**DO THIS**
Retype all of the listing exactly, passing over any picture you find.

**SUPPLIED MATERIAL**
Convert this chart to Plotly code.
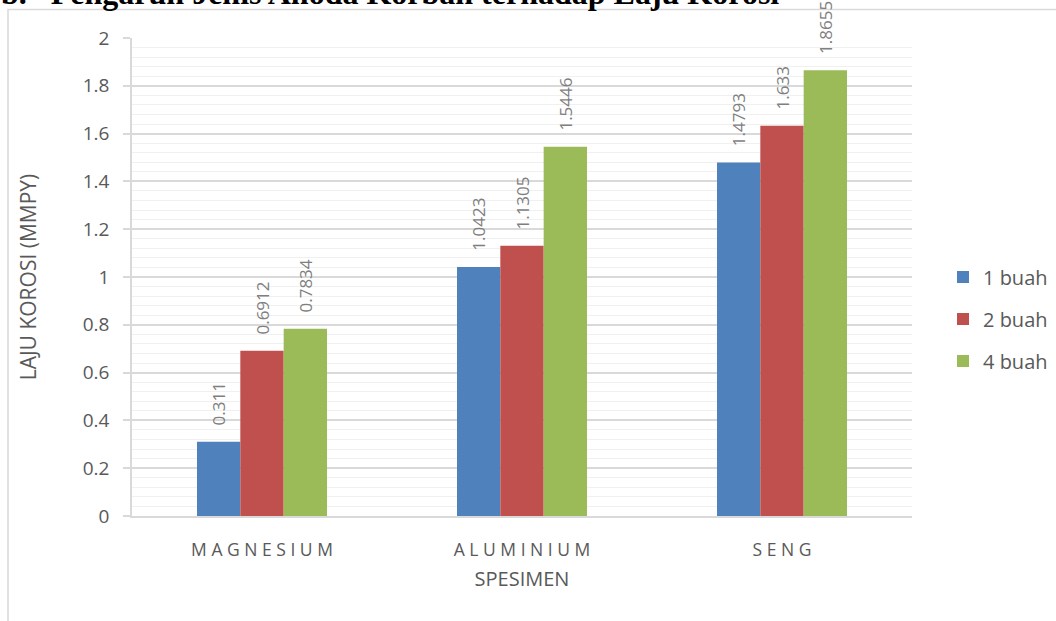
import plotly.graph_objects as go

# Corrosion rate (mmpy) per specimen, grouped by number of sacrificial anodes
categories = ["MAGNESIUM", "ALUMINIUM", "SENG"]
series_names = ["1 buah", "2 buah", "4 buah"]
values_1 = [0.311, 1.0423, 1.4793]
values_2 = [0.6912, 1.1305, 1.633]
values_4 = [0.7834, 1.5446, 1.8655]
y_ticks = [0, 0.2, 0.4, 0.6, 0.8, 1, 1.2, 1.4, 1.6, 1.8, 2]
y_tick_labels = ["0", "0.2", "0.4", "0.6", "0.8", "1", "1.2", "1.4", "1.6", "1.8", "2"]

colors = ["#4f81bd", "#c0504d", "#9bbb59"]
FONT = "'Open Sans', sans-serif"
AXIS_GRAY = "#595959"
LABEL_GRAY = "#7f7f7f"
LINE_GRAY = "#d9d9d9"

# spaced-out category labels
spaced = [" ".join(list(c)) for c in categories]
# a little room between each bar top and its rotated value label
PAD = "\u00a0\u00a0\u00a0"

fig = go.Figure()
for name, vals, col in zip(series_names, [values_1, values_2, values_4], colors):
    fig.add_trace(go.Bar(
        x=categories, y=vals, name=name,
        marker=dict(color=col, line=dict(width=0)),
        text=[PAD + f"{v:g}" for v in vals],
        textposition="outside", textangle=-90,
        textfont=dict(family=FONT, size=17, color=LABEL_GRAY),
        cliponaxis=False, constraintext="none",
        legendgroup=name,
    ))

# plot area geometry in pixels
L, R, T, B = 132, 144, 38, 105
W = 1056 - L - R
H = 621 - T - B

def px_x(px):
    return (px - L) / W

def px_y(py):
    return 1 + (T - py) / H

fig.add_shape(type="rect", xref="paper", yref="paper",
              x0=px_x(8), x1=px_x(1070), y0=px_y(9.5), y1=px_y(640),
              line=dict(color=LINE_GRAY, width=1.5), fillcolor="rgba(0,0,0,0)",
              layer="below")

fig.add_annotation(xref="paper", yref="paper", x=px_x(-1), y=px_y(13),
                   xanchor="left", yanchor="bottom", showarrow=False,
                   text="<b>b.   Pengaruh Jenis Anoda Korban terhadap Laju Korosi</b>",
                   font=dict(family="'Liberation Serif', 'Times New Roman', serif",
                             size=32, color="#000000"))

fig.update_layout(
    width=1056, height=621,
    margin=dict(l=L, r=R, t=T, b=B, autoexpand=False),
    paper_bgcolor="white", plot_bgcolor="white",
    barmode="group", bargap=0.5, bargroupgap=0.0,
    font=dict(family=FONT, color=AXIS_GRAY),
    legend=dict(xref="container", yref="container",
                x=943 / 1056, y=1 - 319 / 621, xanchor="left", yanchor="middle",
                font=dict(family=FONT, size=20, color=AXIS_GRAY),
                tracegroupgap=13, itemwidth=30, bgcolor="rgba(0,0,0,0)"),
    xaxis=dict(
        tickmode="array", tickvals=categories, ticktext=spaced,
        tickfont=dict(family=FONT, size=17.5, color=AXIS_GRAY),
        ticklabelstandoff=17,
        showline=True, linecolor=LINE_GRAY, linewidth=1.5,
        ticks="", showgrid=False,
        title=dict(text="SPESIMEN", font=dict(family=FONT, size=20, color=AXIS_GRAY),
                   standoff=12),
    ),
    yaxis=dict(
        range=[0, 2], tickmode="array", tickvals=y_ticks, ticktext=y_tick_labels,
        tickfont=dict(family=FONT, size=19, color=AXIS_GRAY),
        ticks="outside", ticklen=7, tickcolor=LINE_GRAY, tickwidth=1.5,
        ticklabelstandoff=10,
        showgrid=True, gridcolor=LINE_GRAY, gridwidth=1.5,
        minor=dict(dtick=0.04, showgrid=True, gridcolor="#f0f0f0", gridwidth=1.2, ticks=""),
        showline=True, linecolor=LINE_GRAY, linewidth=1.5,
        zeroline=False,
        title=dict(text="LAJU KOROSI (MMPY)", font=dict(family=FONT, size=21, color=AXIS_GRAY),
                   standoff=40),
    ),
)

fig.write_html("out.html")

**ANSWER TO THE TASK**
Convert this chart to Plotly code.
import plotly.graph_objects as go

# Corrosion rate (mmpy) per specimen, grouped by number of sacrificial anodes
categories = ["MAGNESIUM", "ALUMINIUM", "SENG"]
series_names = ["1 buah", "2 buah", "4 buah"]
values_1 = [0.311, 1.0423, 1.4793]
values_2 = [0.6912, 1.1305, 1.633]
values_4 = [0.7834, 1.5446, 1.8655]
y_ticks = [0, 0.2, 0.4, 0.6, 0.8, 1, 1.2, 1.4, 1.6, 1.8, 2]
y_tick_labels = ["0", "0.2", "0.4", "0.6", "0.8", "1", "1.2", "1.4", "1.6", "1.8", "2"]

colors = ["#4f81bd", "#c0504d", "#9bbb59"]
FONT = "'Open Sans', sans-serif"
AXIS_GRAY = "#595959"
LABEL_GRAY = "#7f7f7f"
LINE_GRAY = "#d9d9d9"

# spaced-out category labels
spaced = [" ".join(list(c)) for c in categories]
# a little room between each bar top and its rotated value label
PAD = "\u00a0\u00a0\u00a0"

fig = go.Figure()
for name, vals, col in zip(series_names, [values_1, values_2, values_4], colors):
    fig.add_trace(go.Bar(
        x=categories, y=vals, name=name,
        marker=dict(color=col, line=dict(width=0)),
        text=[PAD + f"{v:g}" for v in vals],
        textposition="outside", textangle=-90,
        textfont=dict(family=FONT, size=17, color=LABEL_GRAY),
        cliponaxis=False, constraintext="none",
        legendgroup=name,
    ))

# plot area geometry in pixels
L, R, T, B = 132, 144, 38, 105
W = 1056 - L - R
H = 621 - T - B

def px_x(px):
    return (px - L) / W

def px_y(py):
    return 1 + (T - py) / H

fig.add_shape(type="rect", xref="paper", yref="paper",
              x0=px_x(8), x1=px_x(1070), y0=px_y(9.5), y1=px_y(640),
              line=dict(color=LINE_GRAY, width=1.5), fillcolor="rgba(0,0,0,0)",
              layer="below")

fig.add_annotation(xref="paper", yref="paper", x=px_x(-1), y=px_y(13),
                   xanchor="left", yanchor="bottom", showarrow=False,
                   text="<b>b.   Pengaruh Jenis Anoda Korban terhadap Laju Korosi</b>",
                   font=dict(family="'Liberation Serif', 'Times New Roman', serif",
                             size=32, color="#000000"))

fig.update_layout(
    width=1056, height=621,
    margin=dict(l=L, r=R, t=T, b=B, autoexpand=False),
    paper_bgcolor="white", plot_bgcolor="white",
    barmode="group", bargap=0.5, bargroupgap=0.0,
    font=dict(family=FONT, color=AXIS_GRAY),
    legend=dict(xref="container", yref="container",
                x=943 / 1056, y=1 - 319 / 621, xanchor="left", yanchor="middle",
                font=dict(family=FONT, size=20, color=AXIS_GRAY),
                tracegroupgap=13, itemwidth=30, bgcolor="rgba(0,0,0,0)"),
    xaxis=dict(
        tickmode="array", tickvals=categories, ticktext=spaced,
        tickfont=dict(family=FONT, size=17.5, color=AXIS_GRAY),
        ticklabelstandoff=17,
        showline=True, linecolor=LINE_GRAY, linewidth=1.5,
        ticks="", showgrid=False,
        title=dict(text="SPESIMEN", font=dict(family=FONT, size=20, color=AXIS_GRAY),
                   standoff=12),
    ),
    yaxis=dict(
        range=[0, 2], tickmode="array", tickvals=y_ticks, ticktext=y_tick_labels,
        tickfont=dict(family=FONT, size=19, color=AXIS_GRAY),
        ticks="outside", ticklen=7, tickcolor=LINE_GRAY, tickwidth=1.5,
        ticklabelstandoff=10,
        showgrid=True, gridcolor=LINE_GRAY, gridwidth=1.5,
        minor=dict(dtick=0.04, showgrid=True, gridcolor="#f0f0f0", gridwidth=1.2, ticks=""),
        showline=True, linecolor=LINE_GRAY, linewidth=1.5,
        zeroline=False,
        title=dict(text="LAJU KOROSI (MMPY)", font=dict(family=FONT, size=21, color=AXIS_GRAY),
                   standoff=40),
    ),
)

fig.write_html("out.html")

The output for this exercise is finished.